Fish and fishing images come up throughout the gospels, perhaps most notably in the accounts of Jesus’ feeding miracles. With five little loaves of bread and two fish, Jesus is able to feed thousands of people. The early Christians cherished the story of that miraculous event, and understood it (among other things) as an interpretation of what happens at the Eucharist—a very small amount of “stuff” becomes the sign and vehicle of God’s abundant bounty and goodness.

We’ve all seen THE FISH on people’s car bumpers around town. In early Christian art, the image of a fish was frequently depicted—long before anyone dared to paint or sculpt the Cross, in fact. The Cross itself was still too raw; too contemporary as an active method of political execution. But the fish was an interesting alternative. In Greek, the common word for fish is Ichthus. This word (Iota; chi; theta; upsilon; sigma) can be read as an acronym for the phrase “Jesus Christ, Son of God, Savior.” One of the early writers and teachers of the Church, a man named Tertullian, compared all Christians to smaller fish, following Jesus our great Ichthus in a “school..” Fish were often depicted in mosaic work on the floor of baptismal pools, playing on this image of Christ as the one we little ones follow through baptism.

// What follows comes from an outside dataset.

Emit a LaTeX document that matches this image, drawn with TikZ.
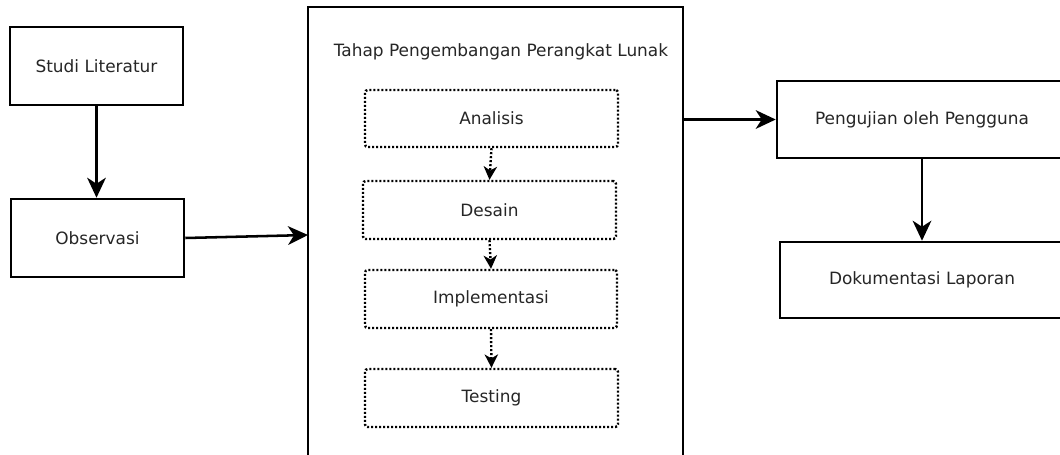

Peter and James and John and Andrew follow him—without a single word, they drop everything and go. We don’t know if they’ve ever even met before—this could be the first time. He must have really been something special, for people to respond like that. But he didn’t beat around the bush either. “Come with me. Come and see.” A simple, direct invitation—and then they had the choice.

They chose to follow. And this morning, in this gospel, they’re getting ready for a big fishing trip that begins in a few verses. We’ll hear about it next Sunday.

I’m not much of a fisherman but I know that getting ready to go fishing takes some preparation. You want to lay out the equipment, gas up the boat motor, make sure there’s enough ice in the cooler for the beer we’re taking and the fish we’re bringing home. Where are we gonna go? Someone knows—they’ve been there before. They’ll navigate us safely there. Out on the water, look out for the right conditions…hopefully someone of the group knows what to look for. Ideally everyone does, but maybe some are still learning.

Getting ready is important. If you don’t have what you need (Bait, nets, mosquito repellent, beer) this will not be a good experience, you will not be able to do what you came to do. If we as St. Augustine’s do not have what we need (prayer, worship, Scripture, service to the community) in order to do the work, we will “miss the boat”—figuratively and perhaps more profoundly than that.

Last weekend the vestry of St. Augustine’s went on a retreat together. “Vestry Lock-In” as someone called it later. We were at a place where none of the vestry had ever been before, down in south Georgia on the marshy area behind the barrier islands. A holy place, a treasure of the diocese of Georgia. A place where fish leap out of the water during the Sunday Eucharist; where wild herons settle in the marshes and sing with the angelic choirs. We went there to get to know each other, and to learn some skills, and to get ready to go fishing.

Come, follow me, Jesus invites Peter and John, Andrew and James. And us, each one and all together. Come and let me show you how it’s done. Healing the sick, and casting out the powers of darkness, and teaching and telling folks “Something amazing is here—come and see. Open your eyes, turn around, heads up!” See what is already before you; welcome what has already arrived.